Longtemps regardée comme le modèle social-démocrate par excellence, la Suède traverse aujourd’hui une période d’incertitude marquée par de nouveaux défis. Pour le chercheur suédois Tino Sanandaji, l’immigration massive et l’intégration de nouvelles populations doit amener ce système à se réformer.
FIGAROVOX.- Vu depuis la France, le modèle suédois est considéré comme une société idéale, et un exemple de social-démocratie. Vous affirmez au contraire que la Suède vit une période de rupture quant au consensus démocratique, en particulier sur la question de l’immigration. Pourquoi?

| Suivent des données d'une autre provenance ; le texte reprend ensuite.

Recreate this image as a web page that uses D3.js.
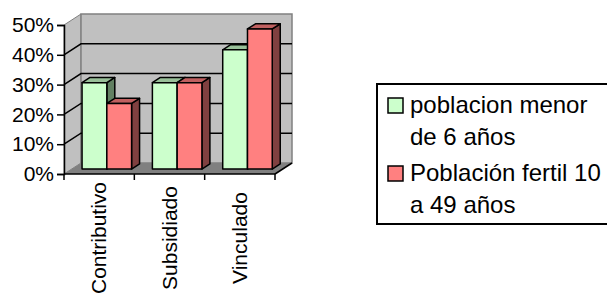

Tino SANANDAJI.- La Suède est en effet admirée partout dans le monde, notamment parce qu’elle a connu pendant des décennies une période de prospérité économique au cours de laquelle les salaires étaient très élevés et, surtout, relativement équitables. Toutefois, depuis quelque temps, le pays connaît une montée des inégalités qui va de pair avec une dégradation du climat social et une criminalité de plus en plus forte. Or cette criminalité est largement le fait d’une population immigrée, qui fait donc davantage l’objet de la colère des Suédois. Pour autant, le pays reste prospère et calme, mais l’âge d’or qu’il a connu se détériore lentement.
Par opposition notamment au contexte français, suite à la crise des banlieues en 2005, les Suédois ont longtemps promu un modèle ambitieux d’intégration des populations immigrées. Aujourd’hui, la Suède prend-elle finalement une pente semblable à celle de la France?
Oui, je crois. La France a précédé la Suède en matière d’insécurité et de tensions identitaires: lorsque j’étais étudiant, on nous présentait les banlieues françaises comme quelque chose d’exotique et de très éloigné de notre modèle. Mais à présent, la situation est pratiquement semblable. Dans la ville de Malmö, le taux d’homicide est encore plus élevé qu’à Marseille! De toute évidence, la France comme la Suède demeurent tous deux des pays prospères où il fait encore bon vivre, mais ce contexte de montée des tensions en zone urbaine face à des minorités de plus en plus présentes est similaire. Or nous aurions dû tirer des leçons de ce qui s’est passé en France dans les banlieues, mais à l’époque cela nous semblait inimaginable que la même situation puisse se produire chez nous.
Car si la Suède est un pays réputé libéral et tolérant, ses habitants se soumettent en réalité à de nombreuses règles de savoir-vivre qui sont durement sanctionnées par le groupe si elles ne sont pas respectées. Dans les faits, on constate que les difficultés liées à l’exclusion sociale des immigrés sont renforcées par une tolérance de façade qui ne se traduit pas par la mixité sociale mais au contraire par un renforcement de l’entre-soi. Ces phénomènes mettent en cause l’idée d’un modèle d’intégration réussie en Suède.